Data shown:
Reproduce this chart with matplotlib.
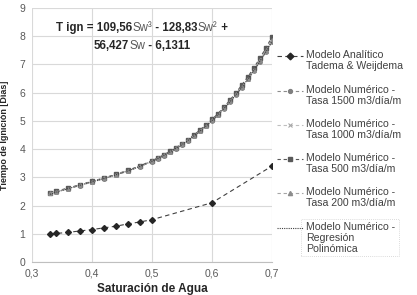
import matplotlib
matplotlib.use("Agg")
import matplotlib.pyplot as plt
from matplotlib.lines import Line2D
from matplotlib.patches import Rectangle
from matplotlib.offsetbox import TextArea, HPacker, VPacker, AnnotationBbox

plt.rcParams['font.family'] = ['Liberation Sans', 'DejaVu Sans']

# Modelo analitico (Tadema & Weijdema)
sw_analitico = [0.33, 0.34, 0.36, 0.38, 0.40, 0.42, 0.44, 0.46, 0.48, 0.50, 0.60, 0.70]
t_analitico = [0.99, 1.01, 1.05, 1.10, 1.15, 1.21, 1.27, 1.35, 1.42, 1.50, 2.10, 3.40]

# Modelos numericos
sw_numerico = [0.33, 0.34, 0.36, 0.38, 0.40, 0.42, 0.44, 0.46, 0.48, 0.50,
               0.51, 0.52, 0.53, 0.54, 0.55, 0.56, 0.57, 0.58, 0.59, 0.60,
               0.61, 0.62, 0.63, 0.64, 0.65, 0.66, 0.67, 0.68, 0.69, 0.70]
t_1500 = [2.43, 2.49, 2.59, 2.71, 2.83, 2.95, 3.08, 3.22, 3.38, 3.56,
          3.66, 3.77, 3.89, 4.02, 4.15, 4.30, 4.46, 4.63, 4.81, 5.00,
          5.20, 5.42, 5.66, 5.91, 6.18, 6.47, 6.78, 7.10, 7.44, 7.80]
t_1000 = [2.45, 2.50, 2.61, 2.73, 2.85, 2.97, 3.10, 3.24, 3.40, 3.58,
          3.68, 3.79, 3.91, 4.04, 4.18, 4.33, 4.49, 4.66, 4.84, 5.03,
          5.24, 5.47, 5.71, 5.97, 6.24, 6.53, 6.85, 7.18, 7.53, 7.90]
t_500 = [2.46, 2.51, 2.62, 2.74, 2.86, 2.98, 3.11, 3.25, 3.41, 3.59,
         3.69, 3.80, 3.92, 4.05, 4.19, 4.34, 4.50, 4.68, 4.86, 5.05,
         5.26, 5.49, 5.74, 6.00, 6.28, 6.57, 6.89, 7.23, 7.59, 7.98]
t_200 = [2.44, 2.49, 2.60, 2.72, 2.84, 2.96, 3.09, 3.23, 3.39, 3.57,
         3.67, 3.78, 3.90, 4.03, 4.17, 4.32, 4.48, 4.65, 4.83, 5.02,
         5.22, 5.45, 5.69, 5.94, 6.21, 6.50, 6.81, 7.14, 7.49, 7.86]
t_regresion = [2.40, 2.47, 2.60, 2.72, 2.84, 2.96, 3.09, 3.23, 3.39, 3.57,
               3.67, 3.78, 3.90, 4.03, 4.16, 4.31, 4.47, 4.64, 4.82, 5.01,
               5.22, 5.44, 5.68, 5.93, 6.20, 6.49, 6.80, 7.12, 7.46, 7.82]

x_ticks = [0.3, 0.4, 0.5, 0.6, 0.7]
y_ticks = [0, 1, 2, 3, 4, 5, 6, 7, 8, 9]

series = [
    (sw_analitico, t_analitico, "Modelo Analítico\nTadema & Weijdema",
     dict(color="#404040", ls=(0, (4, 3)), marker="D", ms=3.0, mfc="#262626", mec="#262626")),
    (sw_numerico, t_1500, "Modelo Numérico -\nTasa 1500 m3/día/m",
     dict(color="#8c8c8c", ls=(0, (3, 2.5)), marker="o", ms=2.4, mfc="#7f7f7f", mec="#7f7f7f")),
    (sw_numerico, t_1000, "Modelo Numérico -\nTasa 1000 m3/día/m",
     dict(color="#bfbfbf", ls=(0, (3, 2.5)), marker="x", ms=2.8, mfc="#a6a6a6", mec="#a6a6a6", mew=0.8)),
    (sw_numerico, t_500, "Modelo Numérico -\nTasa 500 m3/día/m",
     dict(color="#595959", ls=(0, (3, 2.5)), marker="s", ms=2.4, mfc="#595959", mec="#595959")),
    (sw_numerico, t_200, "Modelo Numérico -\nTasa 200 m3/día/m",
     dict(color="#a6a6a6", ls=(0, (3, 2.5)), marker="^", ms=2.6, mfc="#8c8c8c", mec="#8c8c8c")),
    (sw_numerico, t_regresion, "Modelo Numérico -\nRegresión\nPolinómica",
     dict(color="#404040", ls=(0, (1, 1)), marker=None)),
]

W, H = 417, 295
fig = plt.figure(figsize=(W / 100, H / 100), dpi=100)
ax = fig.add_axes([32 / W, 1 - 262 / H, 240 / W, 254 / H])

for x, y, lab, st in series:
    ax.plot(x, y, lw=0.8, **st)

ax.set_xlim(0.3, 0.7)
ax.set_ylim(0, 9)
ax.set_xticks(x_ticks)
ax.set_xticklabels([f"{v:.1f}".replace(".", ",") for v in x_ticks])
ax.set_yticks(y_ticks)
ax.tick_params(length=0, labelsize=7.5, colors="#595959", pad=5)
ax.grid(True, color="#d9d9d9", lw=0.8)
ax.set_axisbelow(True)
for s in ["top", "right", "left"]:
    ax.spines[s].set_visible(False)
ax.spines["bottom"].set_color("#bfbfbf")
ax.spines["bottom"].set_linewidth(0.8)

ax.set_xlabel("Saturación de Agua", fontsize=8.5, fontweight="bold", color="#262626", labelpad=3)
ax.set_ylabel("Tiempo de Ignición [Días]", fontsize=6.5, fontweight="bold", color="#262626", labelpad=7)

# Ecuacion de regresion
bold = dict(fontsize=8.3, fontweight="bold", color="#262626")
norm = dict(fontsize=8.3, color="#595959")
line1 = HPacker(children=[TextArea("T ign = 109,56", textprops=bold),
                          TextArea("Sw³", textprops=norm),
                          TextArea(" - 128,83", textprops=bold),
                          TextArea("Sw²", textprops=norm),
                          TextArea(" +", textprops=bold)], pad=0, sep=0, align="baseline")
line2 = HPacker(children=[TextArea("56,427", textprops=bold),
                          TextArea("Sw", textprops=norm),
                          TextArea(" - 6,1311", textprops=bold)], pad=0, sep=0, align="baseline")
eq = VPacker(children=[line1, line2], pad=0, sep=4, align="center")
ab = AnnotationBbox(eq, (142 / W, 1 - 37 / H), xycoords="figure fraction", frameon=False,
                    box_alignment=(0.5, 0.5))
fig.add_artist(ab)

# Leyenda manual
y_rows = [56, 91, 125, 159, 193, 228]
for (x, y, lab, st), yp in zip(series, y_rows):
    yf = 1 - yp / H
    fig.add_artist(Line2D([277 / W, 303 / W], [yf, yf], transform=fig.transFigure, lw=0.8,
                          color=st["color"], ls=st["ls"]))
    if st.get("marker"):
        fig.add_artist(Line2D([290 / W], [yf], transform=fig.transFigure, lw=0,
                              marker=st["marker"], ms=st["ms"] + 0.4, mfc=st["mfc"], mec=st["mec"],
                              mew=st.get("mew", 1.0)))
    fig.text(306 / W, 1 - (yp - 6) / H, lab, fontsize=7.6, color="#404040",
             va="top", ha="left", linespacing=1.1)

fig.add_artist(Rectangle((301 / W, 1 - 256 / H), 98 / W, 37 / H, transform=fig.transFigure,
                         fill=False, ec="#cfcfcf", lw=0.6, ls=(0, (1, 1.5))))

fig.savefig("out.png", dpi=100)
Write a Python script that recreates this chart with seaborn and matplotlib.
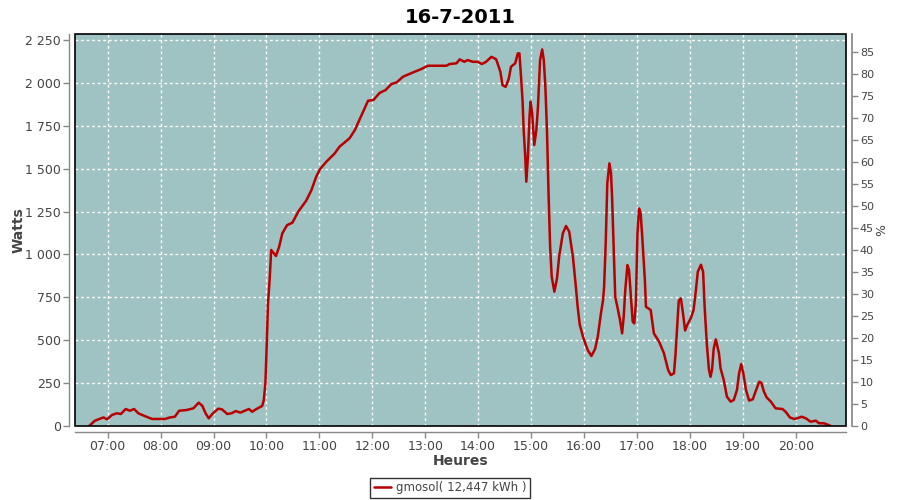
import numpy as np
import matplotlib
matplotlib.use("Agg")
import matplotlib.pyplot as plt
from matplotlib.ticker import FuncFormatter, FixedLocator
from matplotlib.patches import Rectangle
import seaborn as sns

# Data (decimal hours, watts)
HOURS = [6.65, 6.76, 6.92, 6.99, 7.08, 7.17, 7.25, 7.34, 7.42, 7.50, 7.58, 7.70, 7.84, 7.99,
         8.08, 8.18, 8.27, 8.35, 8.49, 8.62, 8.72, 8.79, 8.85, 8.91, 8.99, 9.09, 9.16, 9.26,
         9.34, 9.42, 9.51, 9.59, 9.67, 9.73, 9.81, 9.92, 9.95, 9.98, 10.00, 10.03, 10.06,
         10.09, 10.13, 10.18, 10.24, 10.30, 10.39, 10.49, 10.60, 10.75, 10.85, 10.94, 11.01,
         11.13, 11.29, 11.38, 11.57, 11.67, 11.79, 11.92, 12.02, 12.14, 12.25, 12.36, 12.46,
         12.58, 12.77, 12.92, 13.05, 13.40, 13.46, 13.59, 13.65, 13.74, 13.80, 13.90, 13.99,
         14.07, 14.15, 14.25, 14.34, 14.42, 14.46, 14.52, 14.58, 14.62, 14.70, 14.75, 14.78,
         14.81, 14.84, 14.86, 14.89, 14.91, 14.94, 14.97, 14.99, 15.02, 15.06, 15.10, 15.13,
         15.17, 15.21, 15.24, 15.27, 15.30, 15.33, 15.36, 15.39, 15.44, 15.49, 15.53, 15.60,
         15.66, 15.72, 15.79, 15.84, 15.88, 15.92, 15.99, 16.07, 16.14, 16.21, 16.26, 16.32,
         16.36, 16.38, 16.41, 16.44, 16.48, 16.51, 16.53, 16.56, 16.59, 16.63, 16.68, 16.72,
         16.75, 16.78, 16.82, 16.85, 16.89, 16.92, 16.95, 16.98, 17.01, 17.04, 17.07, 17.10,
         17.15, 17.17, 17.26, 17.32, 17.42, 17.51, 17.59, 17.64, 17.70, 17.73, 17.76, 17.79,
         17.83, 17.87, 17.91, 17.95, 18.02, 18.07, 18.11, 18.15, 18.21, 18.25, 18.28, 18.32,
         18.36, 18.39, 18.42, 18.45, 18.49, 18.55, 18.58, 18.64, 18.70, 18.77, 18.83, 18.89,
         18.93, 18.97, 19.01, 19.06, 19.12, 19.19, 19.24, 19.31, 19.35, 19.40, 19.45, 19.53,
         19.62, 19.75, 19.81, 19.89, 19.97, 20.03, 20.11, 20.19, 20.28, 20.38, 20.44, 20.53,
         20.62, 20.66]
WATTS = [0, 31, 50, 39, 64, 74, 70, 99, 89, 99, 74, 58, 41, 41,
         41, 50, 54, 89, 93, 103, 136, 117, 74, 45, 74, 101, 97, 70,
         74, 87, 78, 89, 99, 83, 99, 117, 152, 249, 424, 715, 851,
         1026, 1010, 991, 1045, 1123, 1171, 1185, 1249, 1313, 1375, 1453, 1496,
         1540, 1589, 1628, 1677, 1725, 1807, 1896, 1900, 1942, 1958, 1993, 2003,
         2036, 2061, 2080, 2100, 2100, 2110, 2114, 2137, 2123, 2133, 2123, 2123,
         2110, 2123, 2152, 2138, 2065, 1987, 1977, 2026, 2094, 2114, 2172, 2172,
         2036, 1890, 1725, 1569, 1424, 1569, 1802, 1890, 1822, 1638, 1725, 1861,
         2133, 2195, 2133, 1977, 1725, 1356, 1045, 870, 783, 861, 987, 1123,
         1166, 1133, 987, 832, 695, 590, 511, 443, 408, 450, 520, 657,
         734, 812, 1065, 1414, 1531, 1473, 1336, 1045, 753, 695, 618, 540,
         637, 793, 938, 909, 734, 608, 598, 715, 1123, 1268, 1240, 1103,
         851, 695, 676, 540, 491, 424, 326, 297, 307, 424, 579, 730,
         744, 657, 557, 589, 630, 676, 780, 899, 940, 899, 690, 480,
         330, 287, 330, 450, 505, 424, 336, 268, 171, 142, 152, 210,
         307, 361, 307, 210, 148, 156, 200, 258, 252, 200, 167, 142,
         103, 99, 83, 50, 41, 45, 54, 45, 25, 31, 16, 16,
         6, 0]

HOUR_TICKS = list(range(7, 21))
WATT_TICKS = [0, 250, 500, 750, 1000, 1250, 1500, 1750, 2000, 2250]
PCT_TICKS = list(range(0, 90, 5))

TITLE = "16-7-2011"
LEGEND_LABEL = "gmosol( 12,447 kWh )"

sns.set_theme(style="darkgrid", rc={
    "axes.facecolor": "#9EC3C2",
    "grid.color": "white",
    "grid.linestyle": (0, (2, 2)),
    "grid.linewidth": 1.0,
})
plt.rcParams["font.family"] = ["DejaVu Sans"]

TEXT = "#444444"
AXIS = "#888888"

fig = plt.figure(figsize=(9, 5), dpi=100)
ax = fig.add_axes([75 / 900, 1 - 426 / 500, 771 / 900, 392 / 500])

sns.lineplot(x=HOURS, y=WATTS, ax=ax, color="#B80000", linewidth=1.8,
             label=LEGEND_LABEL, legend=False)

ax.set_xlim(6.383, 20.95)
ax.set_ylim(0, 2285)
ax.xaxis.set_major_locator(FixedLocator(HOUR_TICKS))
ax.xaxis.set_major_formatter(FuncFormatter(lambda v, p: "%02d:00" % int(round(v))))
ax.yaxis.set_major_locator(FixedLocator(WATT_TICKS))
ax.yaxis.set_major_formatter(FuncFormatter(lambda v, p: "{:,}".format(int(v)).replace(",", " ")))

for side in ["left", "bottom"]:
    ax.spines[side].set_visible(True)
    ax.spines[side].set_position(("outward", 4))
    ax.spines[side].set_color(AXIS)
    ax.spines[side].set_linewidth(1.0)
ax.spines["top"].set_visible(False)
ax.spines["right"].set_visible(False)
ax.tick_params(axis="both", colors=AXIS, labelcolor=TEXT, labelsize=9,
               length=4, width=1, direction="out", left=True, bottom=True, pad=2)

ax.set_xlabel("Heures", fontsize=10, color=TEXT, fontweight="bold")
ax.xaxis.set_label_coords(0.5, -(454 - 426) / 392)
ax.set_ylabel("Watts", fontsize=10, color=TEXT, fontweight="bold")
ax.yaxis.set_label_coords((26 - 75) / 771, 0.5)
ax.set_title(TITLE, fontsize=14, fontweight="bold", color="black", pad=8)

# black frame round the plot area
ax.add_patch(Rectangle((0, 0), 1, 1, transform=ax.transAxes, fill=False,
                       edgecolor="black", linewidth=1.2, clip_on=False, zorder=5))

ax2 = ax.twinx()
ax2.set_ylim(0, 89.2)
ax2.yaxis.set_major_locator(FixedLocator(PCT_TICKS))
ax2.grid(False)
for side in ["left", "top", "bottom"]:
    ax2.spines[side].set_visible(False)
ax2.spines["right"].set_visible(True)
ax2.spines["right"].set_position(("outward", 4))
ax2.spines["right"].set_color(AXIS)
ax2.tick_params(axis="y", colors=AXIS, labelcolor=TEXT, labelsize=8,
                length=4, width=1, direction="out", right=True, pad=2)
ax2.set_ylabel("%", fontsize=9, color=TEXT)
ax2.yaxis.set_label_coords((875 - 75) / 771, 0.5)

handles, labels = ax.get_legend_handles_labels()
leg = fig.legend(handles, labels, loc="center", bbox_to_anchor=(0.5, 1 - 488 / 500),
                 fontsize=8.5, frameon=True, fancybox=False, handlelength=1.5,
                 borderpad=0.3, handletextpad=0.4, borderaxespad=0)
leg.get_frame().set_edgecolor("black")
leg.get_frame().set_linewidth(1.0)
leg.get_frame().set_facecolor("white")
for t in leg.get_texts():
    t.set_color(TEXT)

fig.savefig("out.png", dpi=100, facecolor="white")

==

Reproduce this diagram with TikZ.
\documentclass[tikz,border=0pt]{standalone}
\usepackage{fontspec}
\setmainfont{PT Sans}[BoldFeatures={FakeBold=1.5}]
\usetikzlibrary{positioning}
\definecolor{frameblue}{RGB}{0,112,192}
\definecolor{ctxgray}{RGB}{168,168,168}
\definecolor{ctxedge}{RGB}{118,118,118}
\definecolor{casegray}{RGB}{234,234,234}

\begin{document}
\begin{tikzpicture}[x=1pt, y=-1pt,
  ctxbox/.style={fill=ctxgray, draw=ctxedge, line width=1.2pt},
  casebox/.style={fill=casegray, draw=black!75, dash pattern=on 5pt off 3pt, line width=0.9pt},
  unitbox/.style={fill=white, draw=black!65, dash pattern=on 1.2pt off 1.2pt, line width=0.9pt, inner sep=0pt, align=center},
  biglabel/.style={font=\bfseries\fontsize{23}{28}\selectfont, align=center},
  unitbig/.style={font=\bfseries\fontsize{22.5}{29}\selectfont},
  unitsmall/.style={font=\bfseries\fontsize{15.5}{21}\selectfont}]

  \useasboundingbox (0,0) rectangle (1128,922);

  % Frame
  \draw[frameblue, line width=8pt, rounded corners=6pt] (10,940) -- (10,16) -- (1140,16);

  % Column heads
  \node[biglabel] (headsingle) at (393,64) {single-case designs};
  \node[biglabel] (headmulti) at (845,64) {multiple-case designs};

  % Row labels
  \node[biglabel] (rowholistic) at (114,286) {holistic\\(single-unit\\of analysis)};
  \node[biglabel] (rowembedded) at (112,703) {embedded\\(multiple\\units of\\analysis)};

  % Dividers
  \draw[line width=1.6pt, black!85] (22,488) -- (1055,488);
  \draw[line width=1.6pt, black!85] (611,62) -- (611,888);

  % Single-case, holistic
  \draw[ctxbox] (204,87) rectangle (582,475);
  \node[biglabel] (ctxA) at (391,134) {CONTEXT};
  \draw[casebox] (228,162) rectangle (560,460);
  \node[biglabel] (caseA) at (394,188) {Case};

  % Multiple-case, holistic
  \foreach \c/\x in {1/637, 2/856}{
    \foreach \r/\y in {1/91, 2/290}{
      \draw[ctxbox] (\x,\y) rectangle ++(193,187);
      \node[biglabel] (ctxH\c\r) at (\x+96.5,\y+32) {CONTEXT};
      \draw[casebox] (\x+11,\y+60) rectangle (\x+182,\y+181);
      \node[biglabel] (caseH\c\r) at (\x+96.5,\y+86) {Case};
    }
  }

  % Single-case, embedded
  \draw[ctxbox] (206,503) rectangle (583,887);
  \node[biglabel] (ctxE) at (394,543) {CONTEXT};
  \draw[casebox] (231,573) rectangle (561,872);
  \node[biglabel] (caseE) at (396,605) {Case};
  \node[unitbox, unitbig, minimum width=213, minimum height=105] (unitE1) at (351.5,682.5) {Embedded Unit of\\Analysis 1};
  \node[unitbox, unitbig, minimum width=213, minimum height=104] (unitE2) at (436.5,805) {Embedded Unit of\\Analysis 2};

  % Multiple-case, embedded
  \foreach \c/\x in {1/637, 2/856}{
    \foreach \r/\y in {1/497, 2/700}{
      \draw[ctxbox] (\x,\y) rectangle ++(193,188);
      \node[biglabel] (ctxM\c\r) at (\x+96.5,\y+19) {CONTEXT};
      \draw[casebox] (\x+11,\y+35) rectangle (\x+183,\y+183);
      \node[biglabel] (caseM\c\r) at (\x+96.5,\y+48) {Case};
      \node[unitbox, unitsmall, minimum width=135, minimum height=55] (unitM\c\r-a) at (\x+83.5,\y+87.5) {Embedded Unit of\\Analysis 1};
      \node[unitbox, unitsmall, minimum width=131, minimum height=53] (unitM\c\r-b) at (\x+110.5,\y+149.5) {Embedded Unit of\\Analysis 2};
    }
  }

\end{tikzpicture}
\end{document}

Aim of the exercise: With the pictures removed from your copy, retype the lines above from the one that contains "Write a Python" through the one that contains "import seaborn as sns", exactly.

Result for this exercise:
Write a Python script that recreates this chart with seaborn and matplotlib.
import numpy as np
import matplotlib
matplotlib.use("Agg")
import matplotlib.pyplot as plt
from matplotlib.ticker import FuncFormatter, FixedLocator
from matplotlib.patches import Rectangle
import seaborn as sns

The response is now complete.